Les liens de Moscou avec l’Iran et ses mandataires pourraient contribuer à un « partage temporaire du pouvoir de facto » entre Téhéran et Jérusalem, « plutôt qu’une victoire totale » pour les deux parties, a-t-il poursuivi.

« Israël peut examiner attentivement si la Russie pourrait aider à négocier un modus vivendi israélo-iranien concernant la Syrie et le Liban. Le contrôle de Moscou sur l’espace aérien syrien en fait le négociateur potentiel le plus pertinent », a-t-il déclaré. « Précisément parce que la Russie entretient des relations solides avec l’Iran et le Hezbollah, une telle communication pourrait également déboucher sur un pacte de non-agression entre Israël et le Hezbollah. »

Le président russe Vladimir Poutine (à droite) serre la main du président iranien Hassan Rouhani lors d’une réunion du Supreme Eurasian Economic Council à Erevan, le 1er octobre 2019. (Alexei Druzhinin/Sputnik/AFP)

Selon Maxim Suchkov, chercheur principal à l’Institut d’État des relations internationales de Moscou, la Russie est entrée en Syrie avec trois objectifs principaux : « Soutenir le gouvernement Assad, vaincre les groupes qu’il jugeait terroristes et briser ce qui, à l’époque, s’annonçait comme l’isolement occidental de la Russie. »

Maxim Suchkov. (Twitter)

Cette approche était sans doute fondée sur les menaces, a déclaré M. Suchkov, qui édite la couverture d’Al-Monitor sur la Russie et le Moyen Orient.

« Plus de trois ans après le début de la campagne de Syrie, Assad semble plutôt stable – peut-être même trop – au point d’irriter Moscou à l’occasion.

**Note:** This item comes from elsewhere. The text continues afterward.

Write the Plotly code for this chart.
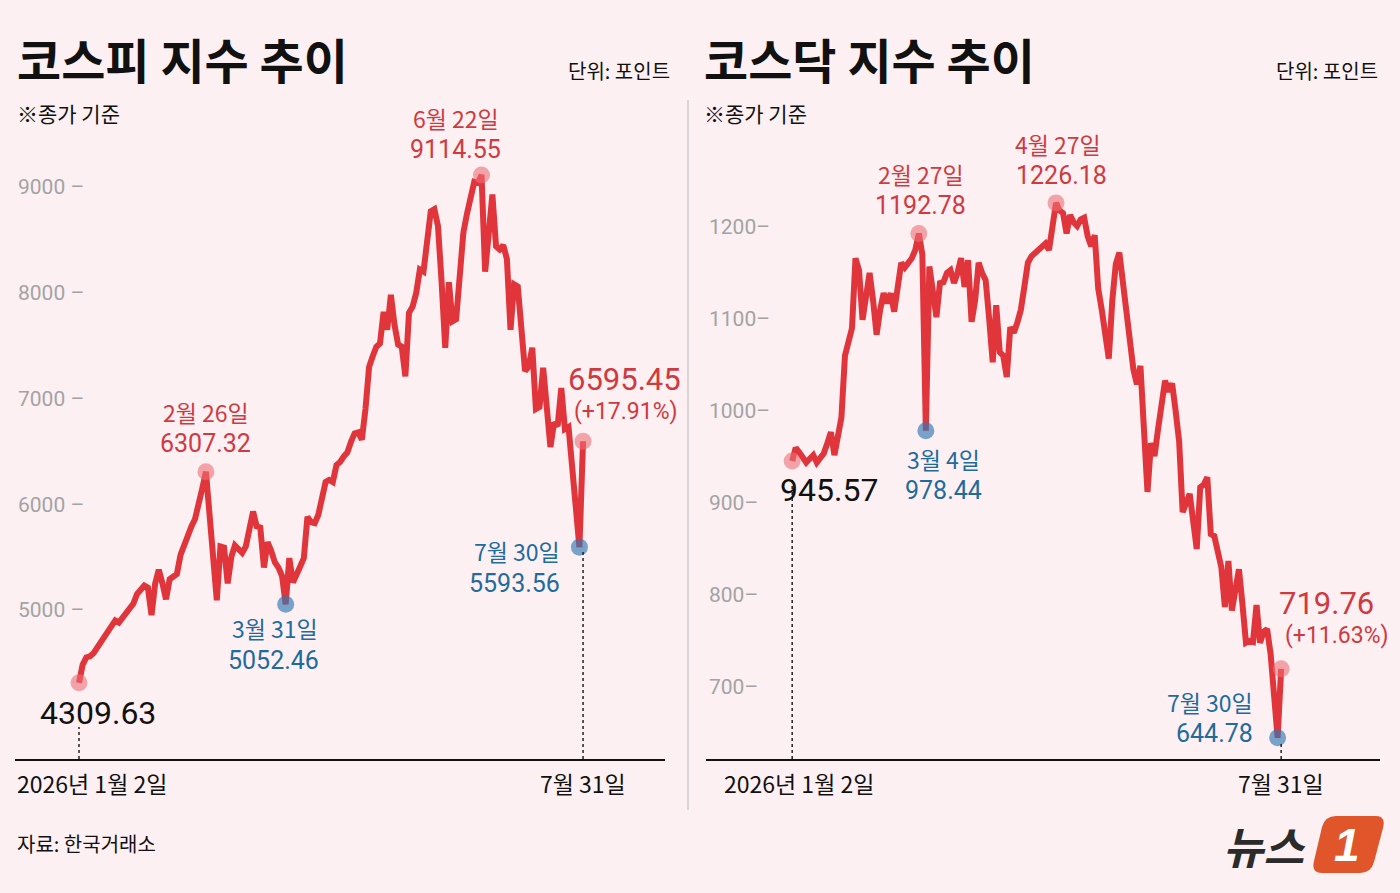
import plotly.graph_objects as go

W, H = 1400, 893

# trading days from 2026-01-02 to 2026-07-31 (index 0 .. 139), closing values
kospi = [
    4309.63, 4480, 4550, 4560, 4590, 4640, 4700, 4760, 4800, 4850,
    4900, 4880, 4920, 4960, 5000, 5060, 5150, 5190, 5230, 5210,
    4950, 5250, 5380, 5250, 5100, 5290, 5310, 5340, 5520, 5610,
    5720, 5790, 5860, 5990, 6150, 6307.32, 5900, 5400, 5090, 5600,
    5590, 5250, 5500, 5610, 5570, 5540, 5600, 5750, 5930, 5790,
    5780, 5400, 5640, 5560, 5450, 5400, 5320, 5052.46, 5490, 5260,
    5350, 5410, 5490, 5880, 5830, 5820, 5900, 6050, 6210, 6230,
    6210, 6370, 6400, 6450, 6490, 6590, 6670, 6680, 6610, 6900,
    7300, 7400, 7490, 7520, 7820, 7650, 7980, 7700, 7510, 7490,
    7210, 7810, 7870, 8000, 8220, 8200, 8450, 8770, 8790, 8630,
    8100, 7480, 8100, 7730, 7750, 8150, 8570, 8750, 8900, 9050,
    9040, 9114.55, 8200, 8600, 8930, 8440, 8410, 8450, 8320, 7650,
    8080, 8060, 7600, 7260, 7300, 7480, 6900, 6920, 7290, 6900,
    6540, 6770, 6740, 7100, 6710, 6730, 6390, 5950, 5593.56, 6595.45,
]

kosdaq = [
    945.57, 960, 955, 948, 944, 948, 952, 944, 950, 954,
    965, 977, 952, 975, 993, 1060, 1075, 1090, 1166, 1153,
    1099, 1130, 1150, 1120, 1083, 1110, 1128, 1117, 1128, 1108,
    1140, 1161, 1156, 1160, 1166, 1175, 1192.78, 1170, 978.44, 1157,
    1125, 1102, 1139, 1140, 1150, 1153, 1139, 1150, 1166, 1135,
    1164, 1097, 1120, 1161, 1150, 1142, 1100, 1053, 1115, 1064,
    1060, 1037, 1091, 1085, 1096, 1110, 1135, 1161, 1168, 1172,
    1176, 1180, 1182, 1175, 1200, 1226.18, 1218, 1215, 1193, 1213,
    1205, 1201, 1208, 1210, 1190, 1179, 1191, 1133, 1110, 1080,
    1057, 1120, 1160, 1172, 1140, 1100, 1070, 1045, 1029, 1049,
    980, 912, 965, 951, 980, 1010, 1033, 1021, 1030, 1000,
    967, 890, 900, 910, 880, 850, 917, 920, 928, 866,
    864, 845, 830, 787, 837, 783, 805, 828, 790, 748,
    750, 749, 789, 748, 760, 763, 736, 690, 644.78, 719.76,
]

kospi_yticks = [5000, 6000, 7000, 8000, 9000]
kosdaq_yticks = [700, 800, 900, 1000, 1100, 1200]

first_day_label = "2026년 1월 2일"
last_day_label = "7월 31일"

# highlighted days: index, date label, kind
kospi_marks = [(35, "2월 26일", "high"), (57, "3월 31일", "low"),
               (111, "6월 22일", "high"), (138, "7월 30일", "low")]
kosdaq_marks = [(36, "2월 27일", "high"), (38, "3월 4일", "low"),
                (75, "4월 27일", "high"), (138, "7월 30일", "low")]

BG = "#fcf0f3"
LINE = "#e0353b"
RED_TXT = "#cf3a40"
BLUE_TXT = "#1f6b9c"
TICK = "#a3a3a3"
KR = "Noto Sans CJK KR"
NUM = "Roboto, Noto Sans CJK KR"


def px(x):
    return x / W


def py(y):
    return 1 - y / H


fig = go.Figure()

panels = [
    dict(vals=kospi, marks=kospi_marks, ticks=kospi_yticks, xa="x", ya="y",
         title="코스피 지수 추이", tx=15, ux=672, start_x=79, end_x=583, first_x=15,
         start_shift=(19, -30), start_anchor="center", chg_shift=(-17, 62),
         dot_top=(727, 552)),
    dict(vals=kosdaq, marks=kosdaq_marks, ticks=kosdaq_yticks, xa="x2", ya="y2",
         title="코스닥 지수 추이", tx=702, ux=1380, start_x=793, end_x=1281, first_x=722,
         start_shift=(-14, -29), start_anchor="left", chg_shift=(-4, 65),
         dot_top=(478, 742)),
]

# offsets (px) for date / value labels per highlighted point
label_offsets = {
    "kospi": [((0, 60), (0, 28), "center"), ((-11, -24), (-12, -56), "center"),
              ((-26, 57), (-26, 25), "center"), ((-17, -4), (-17, -36), "right")],
    "kosdaq": [((2, 60), (2, 28), "center"), ((18, -28), (18, -60), "center"),
               ((2, 59), (5, 27), "center"), ((-23, 36), (-23, 4), "right")],
}

for p, key in zip(panels, ["kospi", "kosdaq"]):
    vals = p["vals"]
    days = list(range(len(vals)))
    fig.add_trace(go.Scatter(x=days, y=vals, mode="lines", xaxis=p["xa"], yaxis=p["ya"],
                             line=dict(color=LINE, width=6), hoverinfo="skip",
                             showlegend=False))
    hi = [i for i, _, k in p["marks"] if k == "high"] + [0, len(vals) - 1]
    lo = [i for i, _, k in p["marks"] if k == "low"]
    fig.add_trace(go.Scatter(x=hi, y=[vals[i] for i in hi], mode="markers",
                             xaxis=p["xa"], yaxis=p["ya"], showlegend=False,
                             marker=dict(size=17, color="rgba(236,110,118,0.6)")))
    fig.add_trace(go.Scatter(x=lo, y=[vals[i] for i in lo], mode="markers",
                             xaxis=p["xa"], yaxis=p["ya"], showlegend=False,
                             marker=dict(size=17, color="rgba(50,120,180,0.65)")))

    # start value
    sx, sy = p["start_shift"]
    fig.add_annotation(x=0, y=vals[0], xref=p["xa"], yref=p["ya"], text=f"{vals[0]:.2f}",
                       showarrow=False, xshift=sx, yshift=sy, xanchor=p["start_anchor"],
                       font=dict(family=NUM, size=32, color="#111111"))
    # highlighted points
    for (i, dlabel, kind), (doff, voff, anchor) in zip(p["marks"], label_offsets[key]):
        col = RED_TXT if kind == "high" else BLUE_TXT
        fig.add_annotation(x=i, y=vals[i], xref=p["xa"], yref=p["ya"], text=dlabel,
                           showarrow=False, xanchor=anchor, xshift=doff[0], yshift=doff[1],
                           font=dict(family=KR, size=23, color=col))
        fig.add_annotation(x=i, y=vals[i], xref=p["xa"], yref=p["ya"], text=f"{vals[i]:.2f}",
                           showarrow=False, xanchor=anchor, xshift=voff[0], yshift=voff[1],
                           font=dict(family=NUM, size=25, color=col))
    # last value and change
    last, prev = vals[-1], vals[-2]
    cx, cy = p["chg_shift"]
    fig.add_annotation(x=len(vals) - 1, y=last, xref=p["xa"], yref=p["ya"], text=f"{last:.2f}",
                       showarrow=False, xanchor="left", xshift=cx, yshift=cy,
                       font=dict(family=NUM, size=31, color=RED_TXT))
    fig.add_annotation(x=len(vals) - 1, y=last, xref=p["xa"], yref=p["ya"],
                       text=f"(+{(last / prev - 1) * 100:.2f}%)",
                       showarrow=False, xanchor="left", xshift=cx + 6, yshift=cy - 32,
                       font=dict(family=NUM, size=23, color=RED_TXT))

    # x labels under the axis
    fig.add_annotation(x=px(p["first_x"]), y=py(783), xref="paper", yref="paper",
                       text=first_day_label, showarrow=False, xanchor="left", yanchor="middle",
                       font=dict(family=KR, size=23, color="#111111"))
    fig.add_annotation(x=px(p["end_x"]), y=py(783), xref="paper", yref="paper",
                       text=last_day_label, showarrow=False, xanchor="center", yanchor="middle",
                       font=dict(family=KR, size=23, color="#111111"))

    # dotted guides
    top0, top1 = p["dot_top"]
    fig.add_shape(type="line", xref=p["xa"], yref="paper", x0=0, x1=0,
                  y0=py(759), y1=py(top0),
                  line=dict(color="#222222", width=1.5, dash="dot"))
    fig.add_shape(type="line", xref=p["xa"], yref="paper", x0=len(vals) - 1, x1=len(vals) - 1,
                  y0=py(759), y1=py(top1),
                  line=dict(color="#222222", width=1.5, dash="dot"))

    # titles
    fig.add_annotation(x=px(p["tx"]), y=py(58), xref="paper", yref="paper", text=p["title"],
                       showarrow=False, xanchor="left", yanchor="middle",
                       font=dict(family=KR, size=48, color="#111111", weight="bold"))
    fig.add_annotation(x=px(p["ux"]), y=py(70), xref="paper", yref="paper", text="단위: 포인트",
                       showarrow=False, xanchor="right", yanchor="middle",
                       font=dict(family=KR, size=20, color="#111111"))
    fig.add_annotation(x=px(p["tx"]), y=py(113), xref="paper", yref="paper", text="※종가 기준",
                       showarrow=False, xanchor="left", yanchor="middle",
                       font=dict(family=KR, size=21, color="#111111"))

axis_common = dict(showgrid=False, zeroline=False, fixedrange=True)
x_common = dict(axis_common, showline=True, linecolor="#111111", linewidth=2,
                showticklabels=False, ticks="")
fig.update_layout(
    width=W, height=H, paper_bgcolor=BG, plot_bgcolor=BG,
    margin=dict(l=0, r=0, t=0, b=0), showlegend=False,
    xaxis=dict(x_common, domain=[px(15), px(665)], range=[-17.65, 161.6], anchor="y"),
    yaxis=dict(axis_common, domain=[py(759), py(100)], range=[3589, 9824],
               anchor="x", tickvals=kospi_yticks, ticktext=[f"{v} –" for v in kospi_yticks],
               ticklabelposition="inside", ticks="", showline=False,
               tickfont=dict(family=NUM, size=21, color=TICK)),
    xaxis2=dict(x_common, domain=[px(706), px(1380)], range=[-24.5, 167.1], anchor="y2"),
    yaxis2=dict(axis_common, domain=[py(759), py(100)], range=[621.7, 1338],
                anchor="x2", tickvals=kosdaq_yticks, ticktext=[f"{v}–" for v in kosdaq_yticks],
                ticklabelposition="inside", ticks="", showline=False,
                tickfont=dict(family=NUM, size=21, color=TICK)),
)

# divider between panels
fig.add_shape(type="line", xref="paper", yref="paper", x0=px(688), x1=px(688),
              y0=py(810), y1=py(100), line=dict(color="#d9d4d6", width=2))

# source
fig.add_annotation(x=px(15), y=py(843), xref="paper", yref="paper", text="자료: 한국거래소",
                   showarrow=False, xanchor="left", yanchor="middle",
                   font=dict(family=KR, size=20, color="#111111"))

# logo
fig.add_annotation(x=px(1307), y=py(845), xref="paper", yref="paper", text="<b><i>뉴스</i></b>",
                   showarrow=False, xanchor="right", yanchor="middle",
                   font=dict(family=KR, size=44, color="#2b2b2b"))
fig.add_shape(type="path", xref="paper", yref="paper",
              path=(f"M {px(1330)},{py(816)} L {px(1376)},{py(816)} "
                    f"Q {px(1386)},{py(816)} {px(1383)},{py(828)} "
                    f"L {px(1374)},{py(862)} Q {px(1371)},{py(873)} {px(1360)},{py(873)} "
                    f"L {px(1322)},{py(873)} Q {px(1311)},{py(873)} {px(1314)},{py(861)} "
                    f"L {px(1322)},{py(827)} Q {px(1325)},{py(816)} {px(1336)},{py(816)} Z"),
              fillcolor="#e1552b", line=dict(width=0))
fig.add_annotation(x=px(1347), y=py(845), xref="paper", yref="paper", text="<b><i>1</i></b>",
                   showarrow=False, xanchor="center", yanchor="middle",
                   font=dict(family="Liberation Sans", size=46, color="#ffffff"))

fig.write_html("out.html", config={"displayModeBar": False},
               post_script="document.body.style.margin = '0';")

Aucun groupe terroriste ne représente à lui seul un défi vital pour la sécurité de la Syrie ou de la Russie, et le dynamisme de l’activité bilatérale de la Russie avec les acteurs régionaux, sans parler de l’ouverture de nombreux États occidentaux à Moscou, rend l’argument de ‘l’isolement’ non pertinent ».

C’est pourquoi, pour l’instant, la Russie est prête à transformer sa politique au Moyen-Orient de l’approche « fondée sur les menaces » à l’approche « fondée sur les opportunités », a déclaré Suchkov.

« Son image de nouveau gestionnaire du pouvoir dans la région, qui offre efficacement à la fois des possibilités d’équilibrage et de couverture à l’étranger, permet à Moscou d’explorer toute une série de possibilités dans la région – que ce soit dans le domaine de la gestion de la sécurité, de l’énergie, de la vente d’armes ou des exportations agricoles. »

Le président russe et le Premier ministre d’Israël semblent être « sur la même longueur d’onde », a ajouté M. Suchkov.

« Ils ont développé une bonne alchimie personnelle et semblent avoir le don de s’engager dans des intérêts sans exposer leur métagame. » Et ce métagame, a-t-il précisé, « c’est comment Bibi [Netanyahu] utilise sa relation avec Poutine pour améliorer sa propre position politique dans la politique intérieure israélienne, et comment Poutine utilise Bibi pour projeter l’image d’un puissant médiateur régional ».